7. It would seem desirable, after hearing the Principals tomorrow, to appoint a drafting committee representing the interested agencies [Typeset Page 316] and require them to get as far forward in a week or ten days as possible, and then report back to the Principals who, in turn, would report to you. If you suggested that each of Rusk, Foster, McNamara, the Chiefs, Wiesner, and Bundy name a representative to the drafting committee, this would get matters further forward in a week than ACDA alone.

Carl Kaysen
[Facsimile Page 4]


This shows how you might reduce by types but produce by categories. Assume that the initial figures are as shown and that all four weapons fall in the same categories. If you had 15 per cent per year reduction in each type, and 5 per cent per year as a production allowance for the whole category, making for a net reduction of 10 per cent per year for the total number in the category, you would have the result in the table, if you choose to use the production for Minutemen and Polaris.
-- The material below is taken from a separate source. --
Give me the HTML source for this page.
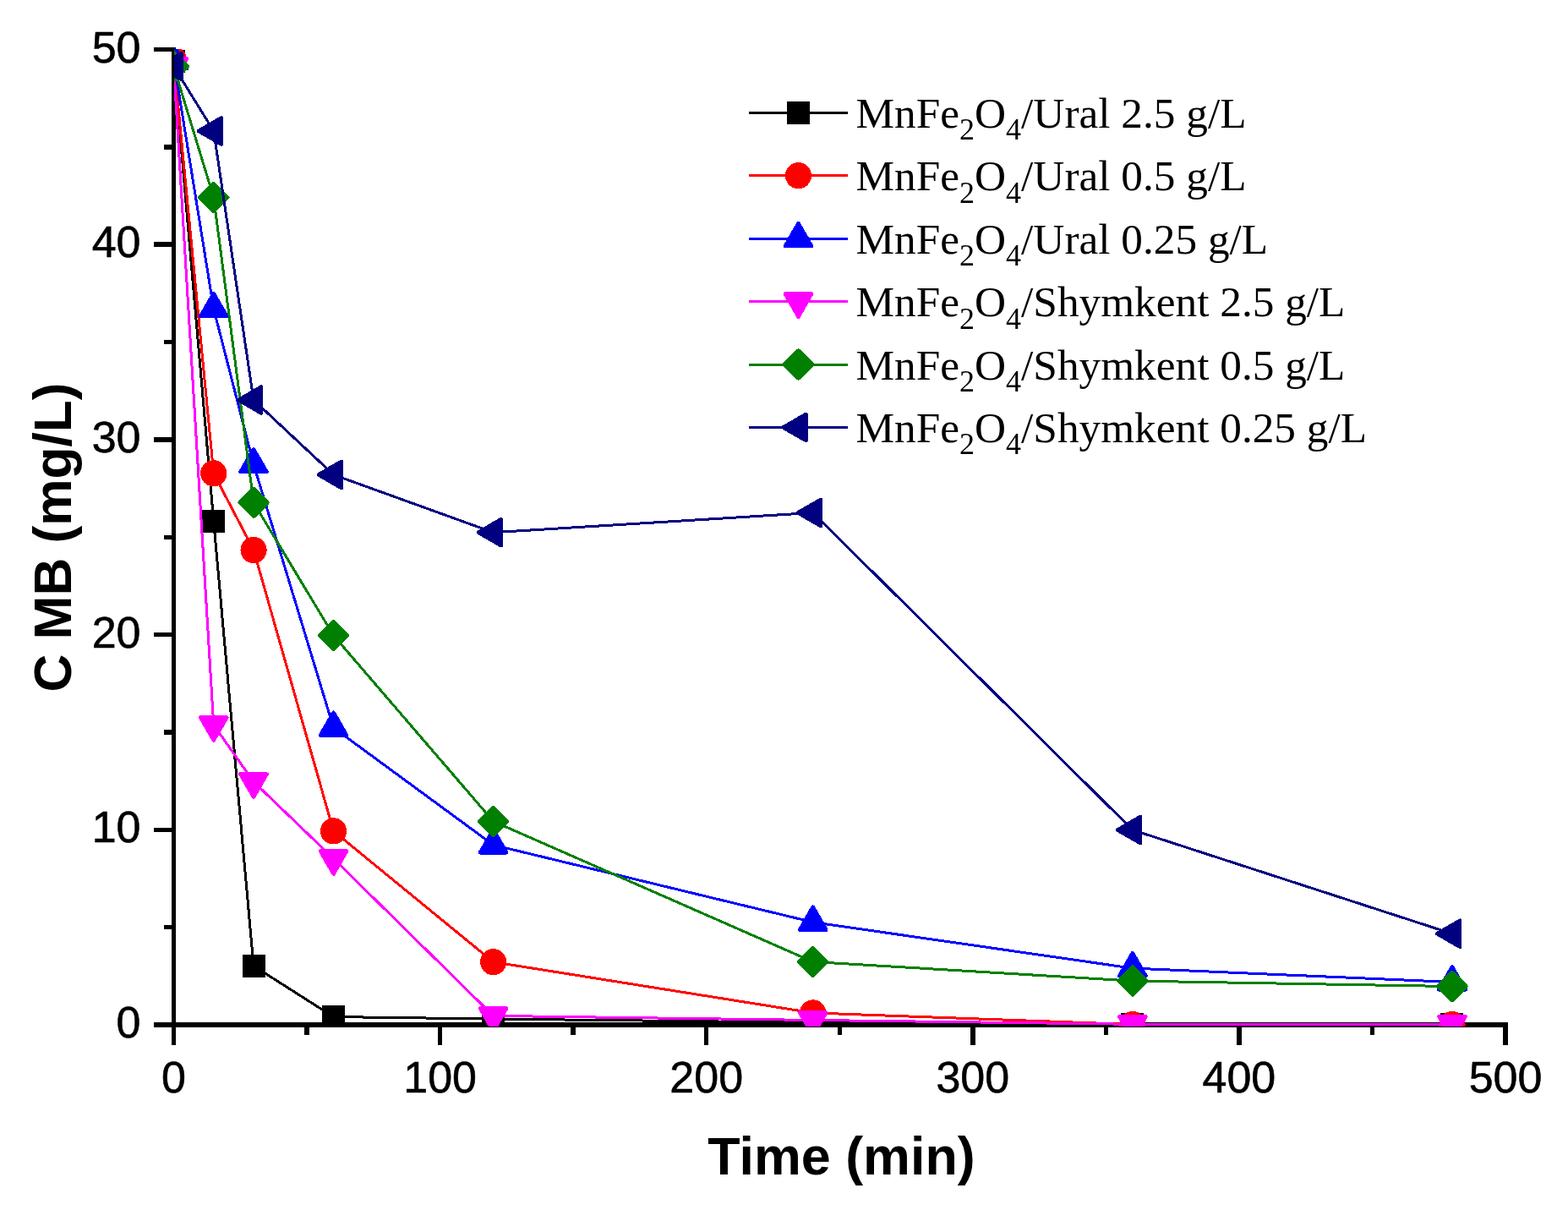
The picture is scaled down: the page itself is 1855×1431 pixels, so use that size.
<!DOCTYPE html>
<html lang="en">
<head>
<meta charset="utf-8">
<title>C MB vs Time</title>
<style>
html,body{margin:0;padding:0;background:#fff;}
body{width:1855px;height:1431px;overflow:hidden;}
svg{display:block;}
.tk{font-family:"Liberation Sans",sans-serif;font-size:52px;fill:#000;stroke:#000;stroke-width:0.6px;}
.ti{font-family:"Liberation Sans",sans-serif;font-size:62.8px;font-weight:bold;fill:#000;}
.lg{font-family:"Liberation Serif",serif;font-size:51.3px;fill:#000;}
</style>
</head>
<body>
<svg width="1855" height="1431" viewBox="0 0 1855 1431">
<rect width="1855" height="1431" fill="#fff"/>

<g stroke="#000" stroke-width="5.5" fill="none" shape-rendering="crispEdges">
<line x1="205.5" y1="56" x2="205.5" y2="1215"/>
<line x1="203" y1="1212" x2="1784" y2="1212"/>
<line x1="182" y1="1212" x2="205.5" y2="1212"/>
<line x1="194" y1="1096.65" x2="205.5" y2="1096.65"/>
<line x1="182" y1="981.3" x2="205.5" y2="981.3"/>
<line x1="194" y1="865.95" x2="205.5" y2="865.95"/>
<line x1="182" y1="750.6" x2="205.5" y2="750.6"/>
<line x1="194" y1="635.25" x2="205.5" y2="635.25"/>
<line x1="182" y1="519.9" x2="205.5" y2="519.9"/>
<line x1="194" y1="404.55" x2="205.5" y2="404.55"/>
<line x1="182" y1="289.2" x2="205.5" y2="289.2"/>
<line x1="194" y1="173.85" x2="205.5" y2="173.85"/>
<line x1="182" y1="58.5" x2="205.5" y2="58.5"/>
<line x1="205.5" y1="1212" x2="205.5" y2="1236"/>
<line x1="363.05" y1="1212" x2="363.05" y2="1224"/>
<line x1="520.6" y1="1212" x2="520.6" y2="1236"/>
<line x1="678.15" y1="1212" x2="678.15" y2="1224"/>
<line x1="835.7" y1="1212" x2="835.7" y2="1236"/>
<line x1="993.25" y1="1212" x2="993.25" y2="1224"/>
<line x1="1150.8" y1="1212" x2="1150.8" y2="1236"/>
<line x1="1308.35" y1="1212" x2="1308.35" y2="1224"/>
<line x1="1465.9" y1="1212" x2="1465.9" y2="1236"/>
<line x1="1623.45" y1="1212" x2="1623.45" y2="1224"/>
<line x1="1781" y1="1212" x2="1781" y2="1236"/>
</g>
<text class="tk" transform="translate(166.5,1227)" text-anchor="end">0</text>
<text class="tk" transform="translate(166.5,996.3)" text-anchor="end">10</text>
<text class="tk" transform="translate(166.5,765.6)" text-anchor="end">20</text>
<text class="tk" transform="translate(166.5,534.9)" text-anchor="end">30</text>
<text class="tk" transform="translate(166.5,304.2)" text-anchor="end">40</text>
<text class="tk" transform="translate(166.5,73.5)" text-anchor="end">50</text>
<text class="tk" transform="translate(205.5,1292)" text-anchor="middle">0</text>
<text class="tk" transform="translate(520.6,1292)" text-anchor="middle">100</text>
<text class="tk" transform="translate(835.7,1292)" text-anchor="middle">200</text>
<text class="tk" transform="translate(1150.8,1292)" text-anchor="middle">300</text>
<text class="tk" transform="translate(1465.9,1292)" text-anchor="middle">400</text>
<text class="tk" transform="translate(1781,1292)" text-anchor="middle">500</text>
<text class="ti" x="995.5" y="1389" text-anchor="middle">Time (min)</text>
<text class="ti" style="font-size:62.2px" transform="translate(84,635.5) rotate(-90)" text-anchor="middle">C MB (mg/L)</text>
<defs><clipPath id="pc"><rect x="206" y="58" width="1578" height="1156"/></clipPath></defs>
<g clip-path="url(#pc)" shape-rendering="crispEdges">
<polyline points="205.5,72.34 252.76,616.56 300.03,1142.33 394.56,1202.54 583.62,1205.08 961.74,1209.23 1339.86,1211.31 1717.98,1211.31" fill="none" stroke="#000000" stroke-width="3.0" stroke-linejoin="miter"/>
<rect x="192" y="58.84" width="27" height="27" fill="#000000"/>
<rect x="239.26" y="603.06" width="27" height="27" fill="#000000"/>
<rect x="286.53" y="1128.83" width="27" height="27" fill="#000000"/>
<rect x="381.06" y="1189.04" width="27" height="27" fill="#000000"/>
<rect x="570.12" y="1191.58" width="27" height="27" fill="#000000"/>
<rect x="948.24" y="1195.73" width="27" height="27" fill="#000000"/>
<rect x="1326.36" y="1197.81" width="27" height="27" fill="#000000"/>
<rect x="1704.48" y="1197.81" width="27" height="27" fill="#000000"/>
<polyline points="205.5,70.96 252.76,559.81 300.03,650.48 394.56,982.91 583.62,1137.71 961.74,1197.93 1339.86,1211.54 1717.98,1211.54" fill="none" stroke="#FF0000" stroke-width="3.0" stroke-linejoin="miter"/>
<circle cx="205.5" cy="70.96" r="15.6" fill="#FF0000"/>
<circle cx="252.76" cy="559.81" r="15.6" fill="#FF0000"/>
<circle cx="300.03" cy="650.48" r="15.6" fill="#FF0000"/>
<circle cx="394.56" cy="982.91" r="15.6" fill="#FF0000"/>
<circle cx="583.62" cy="1137.71" r="15.6" fill="#FF0000"/>
<circle cx="961.74" cy="1197.93" r="15.6" fill="#FF0000"/>
<circle cx="1339.86" cy="1211.54" r="15.6" fill="#FF0000"/>
<circle cx="1717.98" cy="1211.54" r="15.6" fill="#FF0000"/>
<polyline points="205.5,72.11 252.76,365.1 300.03,549.2 394.56,860.64 583.62,999.29 961.74,1090.65 1339.86,1145.1 1717.98,1161.48" fill="none" stroke="#0000FF" stroke-width="3.0" stroke-linejoin="miter"/>
<polygon points="205.5,54.04 221.15,81.15 189.85,81.15" fill="#0000FF" stroke="#0000FF" stroke-width="4.4" stroke-linejoin="round"/>
<polygon points="252.76,347.03 268.41,374.14 237.11,374.14" fill="#0000FF" stroke="#0000FF" stroke-width="4.4" stroke-linejoin="round"/>
<polygon points="300.03,531.13 315.68,558.23 284.38,558.23" fill="#0000FF" stroke="#0000FF" stroke-width="4.4" stroke-linejoin="round"/>
<polygon points="394.56,842.57 410.21,869.68 378.91,869.68" fill="#0000FF" stroke="#0000FF" stroke-width="4.4" stroke-linejoin="round"/>
<polygon points="583.62,981.22 599.27,1008.33 567.97,1008.33" fill="#0000FF" stroke="#0000FF" stroke-width="4.4" stroke-linejoin="round"/>
<polygon points="961.74,1072.58 977.39,1099.69 946.09,1099.69" fill="#0000FF" stroke="#0000FF" stroke-width="4.4" stroke-linejoin="round"/>
<polygon points="1339.86,1127.03 1355.51,1154.13 1324.21,1154.13" fill="#0000FF" stroke="#0000FF" stroke-width="4.4" stroke-linejoin="round"/>
<polygon points="1717.98,1143.41 1733.63,1170.51 1702.33,1170.51" fill="#0000FF" stroke="#0000FF" stroke-width="4.4" stroke-linejoin="round"/>
<polyline points="205.5,78.34 252.76,857.41 300.03,924.55 394.56,1015.44 583.62,1201.39 961.74,1206.46 1339.86,1211.31 1717.98,1211.31" fill="none" stroke="#FF00FF" stroke-width="3.0" stroke-linejoin="miter"/>
<polygon points="189.85,69.3 221.15,69.3 205.5,96.41" fill="#FF00FF" stroke="#FF00FF" stroke-width="4.4" stroke-linejoin="round"/>
<polygon points="237.11,848.38 268.41,848.38 252.76,875.49" fill="#FF00FF" stroke="#FF00FF" stroke-width="4.4" stroke-linejoin="round"/>
<polygon points="284.38,915.51 315.68,915.51 300.03,942.62" fill="#FF00FF" stroke="#FF00FF" stroke-width="4.4" stroke-linejoin="round"/>
<polygon points="378.91,1006.41 410.21,1006.41 394.56,1033.51" fill="#FF00FF" stroke="#FF00FF" stroke-width="4.4" stroke-linejoin="round"/>
<polygon points="567.97,1192.35 599.27,1192.35 583.62,1219.46" fill="#FF00FF" stroke="#FF00FF" stroke-width="4.4" stroke-linejoin="round"/>
<polygon points="946.09,1197.43 977.39,1197.43 961.74,1224.53" fill="#FF00FF" stroke="#FF00FF" stroke-width="4.4" stroke-linejoin="round"/>
<polygon points="1324.21,1202.27 1355.51,1202.27 1339.86,1229.38" fill="#FF00FF" stroke="#FF00FF" stroke-width="4.4" stroke-linejoin="round"/>
<polygon points="1702.33,1202.27 1733.63,1202.27 1717.98,1229.38" fill="#FF00FF" stroke="#FF00FF" stroke-width="4.4" stroke-linejoin="round"/>
<polyline points="205.5,78.57 252.76,233.6 300.03,594.42 394.56,751.52 583.62,971.38 961.74,1137.48 1339.86,1160.09 1717.98,1166.55" fill="none" stroke="#008000" stroke-width="3.0" stroke-linejoin="miter"/>
<polygon points="205.5,62.12 221.95,78.57 205.5,95.02 189.05,78.57" fill="#008000" stroke="#008000" stroke-width="4.4" stroke-linejoin="round"/>
<polygon points="252.76,217.15 269.21,233.6 252.76,250.05 236.31,233.6" fill="#008000" stroke="#008000" stroke-width="4.4" stroke-linejoin="round"/>
<polygon points="300.03,577.97 316.48,594.42 300.03,610.87 283.58,594.42" fill="#008000" stroke="#008000" stroke-width="4.4" stroke-linejoin="round"/>
<polygon points="394.56,735.07 411.01,751.52 394.56,767.97 378.11,751.52" fill="#008000" stroke="#008000" stroke-width="4.4" stroke-linejoin="round"/>
<polygon points="583.62,954.93 600.07,971.38 583.62,987.83 567.17,971.38" fill="#008000" stroke="#008000" stroke-width="4.4" stroke-linejoin="round"/>
<polygon points="961.74,1121.03 978.19,1137.48 961.74,1153.93 945.29,1137.48" fill="#008000" stroke="#008000" stroke-width="4.4" stroke-linejoin="round"/>
<polygon points="1339.86,1143.64 1356.31,1160.09 1339.86,1176.54 1323.41,1160.09" fill="#008000" stroke="#008000" stroke-width="4.4" stroke-linejoin="round"/>
<polygon points="1717.98,1150.1 1734.43,1166.55 1717.98,1183 1701.53,1166.55" fill="#008000" stroke="#008000" stroke-width="4.4" stroke-linejoin="round"/>
<polyline points="205.5,78.57 252.76,154.93 300.03,473.07 394.56,561.43 583.62,629.71 961.74,606.41 1339.86,981.53 1717.98,1104.26" fill="none" stroke="#000080" stroke-width="3.0" stroke-linejoin="miter"/>
<polygon points="187.63,78.57 214.74,62.92 214.74,94.22" fill="#000080" stroke="#000080" stroke-width="4.4" stroke-linejoin="round"/>
<polygon points="234.89,154.93 262,139.28 262,170.58" fill="#000080" stroke="#000080" stroke-width="4.4" stroke-linejoin="round"/>
<polygon points="282.16,473.07 309.27,457.42 309.27,488.72" fill="#000080" stroke="#000080" stroke-width="4.4" stroke-linejoin="round"/>
<polygon points="376.69,561.43 403.8,545.78 403.8,577.08" fill="#000080" stroke="#000080" stroke-width="4.4" stroke-linejoin="round"/>
<polygon points="565.75,629.71 592.86,614.06 592.86,645.36" fill="#000080" stroke="#000080" stroke-width="4.4" stroke-linejoin="round"/>
<polygon points="943.87,606.41 970.98,590.76 970.98,622.06" fill="#000080" stroke="#000080" stroke-width="4.4" stroke-linejoin="round"/>
<polygon points="1321.99,981.53 1349.1,965.88 1349.1,997.18" fill="#000080" stroke="#000080" stroke-width="4.4" stroke-linejoin="round"/>
<polygon points="1700.11,1104.26 1727.22,1088.61 1727.22,1119.91" fill="#000080" stroke="#000080" stroke-width="4.4" stroke-linejoin="round"/>
</g>
<g shape-rendering="crispEdges">
<line x1="886" y1="133.2" x2="1003" y2="133.2" stroke="#000000" stroke-width="3"/>
<rect x="931" y="119.7" width="27" height="27" fill="#000000"/>
<text class="lg" x="1012.5" y="150.7">MnFe<tspan dy="14.5" font-size="36">2</tspan><tspan dy="-14.5">O</tspan><tspan dy="14.5" font-size="36">4</tspan><tspan dy="-14.5">/Ural 2.5 g/L</tspan></text>
<line x1="886" y1="207.65" x2="1003" y2="207.65" stroke="#FF0000" stroke-width="3"/>
<circle cx="944.5" cy="207.65" r="15.6" fill="#FF0000"/>
<text class="lg" x="1012.5" y="225.15">MnFe<tspan dy="14.5" font-size="36">2</tspan><tspan dy="-14.5">O</tspan><tspan dy="14.5" font-size="36">4</tspan><tspan dy="-14.5">/Ural 0.5 g/L</tspan></text>
<line x1="886" y1="282.1" x2="1003" y2="282.1" stroke="#0000FF" stroke-width="3"/>
<polygon points="944.5,264.03 960.15,291.14 928.85,291.14" fill="#0000FF" stroke="#0000FF" stroke-width="4.4" stroke-linejoin="round"/>
<text class="lg" x="1012.5" y="299.6">MnFe<tspan dy="14.5" font-size="36">2</tspan><tspan dy="-14.5">O</tspan><tspan dy="14.5" font-size="36">4</tspan><tspan dy="-14.5">/Ural 0.25 g/L</tspan></text>
<line x1="886" y1="356.55" x2="1003" y2="356.55" stroke="#FF00FF" stroke-width="3"/>
<polygon points="928.85,347.51 960.15,347.51 944.5,374.62" fill="#FF00FF" stroke="#FF00FF" stroke-width="4.4" stroke-linejoin="round"/>
<text class="lg" x="1012.5" y="374.05">MnFe<tspan dy="14.5" font-size="36">2</tspan><tspan dy="-14.5">O</tspan><tspan dy="14.5" font-size="36">4</tspan><tspan dy="-14.5">/Shymkent 2.5 g/L</tspan></text>
<line x1="886" y1="431" x2="1003" y2="431" stroke="#008000" stroke-width="3"/>
<polygon points="944.5,414.55 960.95,431 944.5,447.45 928.05,431" fill="#008000" stroke="#008000" stroke-width="4.4" stroke-linejoin="round"/>
<text class="lg" x="1012.5" y="448.5">MnFe<tspan dy="14.5" font-size="36">2</tspan><tspan dy="-14.5">O</tspan><tspan dy="14.5" font-size="36">4</tspan><tspan dy="-14.5">/Shymkent 0.5 g/L</tspan></text>
<line x1="886" y1="505.45" x2="1003" y2="505.45" stroke="#000080" stroke-width="3"/>
<polygon points="926.43,505.45 953.54,489.8 953.54,521.1" fill="#000080" stroke="#000080" stroke-width="4.4" stroke-linejoin="round"/>
<text class="lg" x="1012.5" y="522.95">MnFe<tspan dy="14.5" font-size="36">2</tspan><tspan dy="-14.5">O</tspan><tspan dy="14.5" font-size="36">4</tspan><tspan dy="-14.5">/Shymkent 0.25 g/L</tspan></text>
</g>
</svg>
</body>
</html>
Beginning 45% reduction 15% production End
B–47 100 45 55
B–52 100 45 55
Minuteman 50 23 30 57
Polaris 50 22 30 58
400 60 225

On the other hand, if you had reduction by categories the end figures would be highly sensitive to the category boundaries; in the example above they are less sensitive to the category boundaries.

  1. Disarmament problems. Secret. 4 pp. Kennedy Library, National Security Files, Departments and Agencies Series, ACDA, Disarmament, 18-Nation Conference, Geneva, 4/1/62–4/11/62.